The present application is directed to lighting devices, and more particularly to improved program start ballast circuits for discharge lamps. Electronic ballasts are used to power fluorescent lamps, high-intensity discharge lamps, and the like, and typically include an inverter to generate lamp power. Electronic ballasts may be started using one of several starting techniques, including “instant” start, “rapid” start, and “programmed” start. The instant start technique starts a lamp without preheating a cathode associated therewith, which results in low cost in ballast design but the lamp cathodes can be degraded rapidly due to the violent nature of the starting method. Rapid start ballasts start the ballast and heat the cathode concurrently, resulting in a relatively long start time while mitigating the adverse effects of a cold start on the lamp's cathode. Programmed start ballasts apply a relatively low output voltage initially, which is not high enough to begin gas discharge, while the lamp filaments or cathodes are preheated at a relatively high level for a limited period of time. After the cathodes are preheated, a moderately high voltage is applied to ignite the lamp and the filament heating power is discontinued. Conventional programmed start ballasts open or short a preheat circuit to stop the preheating power (cathode cut-off). This approach tends to be costly in practice, particularly for ballasts that power multiple lamps. Accordingly, there is a need for improved programmed start ballasts.
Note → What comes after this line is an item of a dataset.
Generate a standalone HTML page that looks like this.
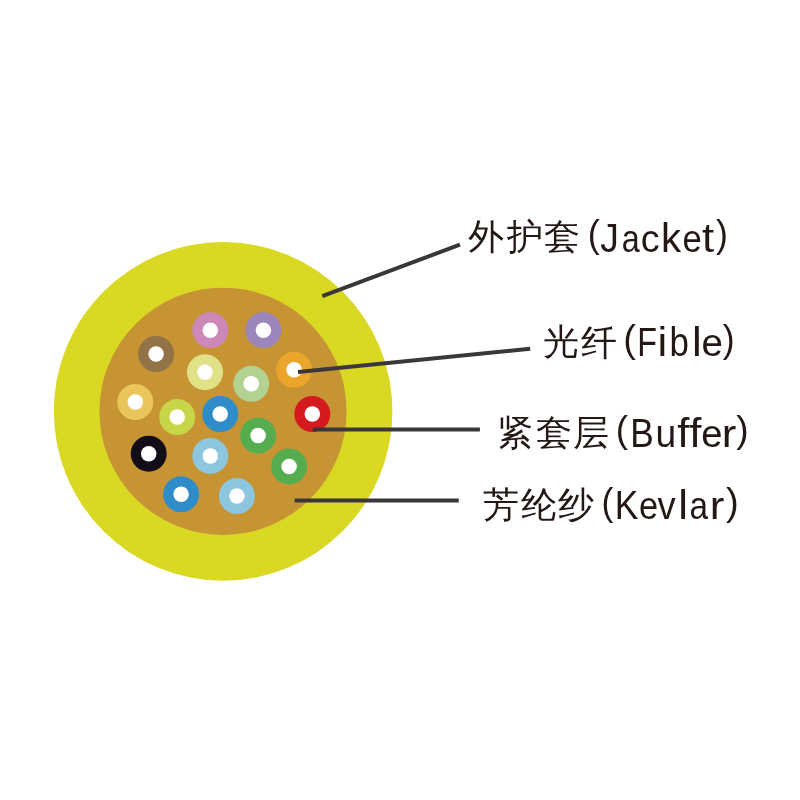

Step-dimming ballasts have been developed to allow energy savings by users selecting one of two levels of fluorescent lamp illumination. Step dimming has been previously accomplished by dedicated dimming circuitry that increases the frequency of the ballast inverter to lower the output power, or by the provision of multiple inverters in the ballast, with one inverter being shut down while the other keeps working for dimmed operation. These dimming solutions, however, require additional circuit components and can be costly in terms of circuit area and cost. Thus, there is a need for improved step dimming ballasts.
Another problem with lamp ballasts relates to arcing. Electronic ballasts are generally equipped to provide high output voltages in order to ignite gas discharge lamps. As a result, however, these ballasts may be exposed output arcing fault conditions, such as when a failed lamp is while AC power is applied to the ballast, or when the lamp electrical connection with the ballast output is intermittent. Such arcing is undesirable and may damage the ballast and/or the lamp, lamp holder. Thus, it is desirable to provide improved electronic ballasts that can quickly extinguish detected arcs without damage to the ballast or the lamp holder.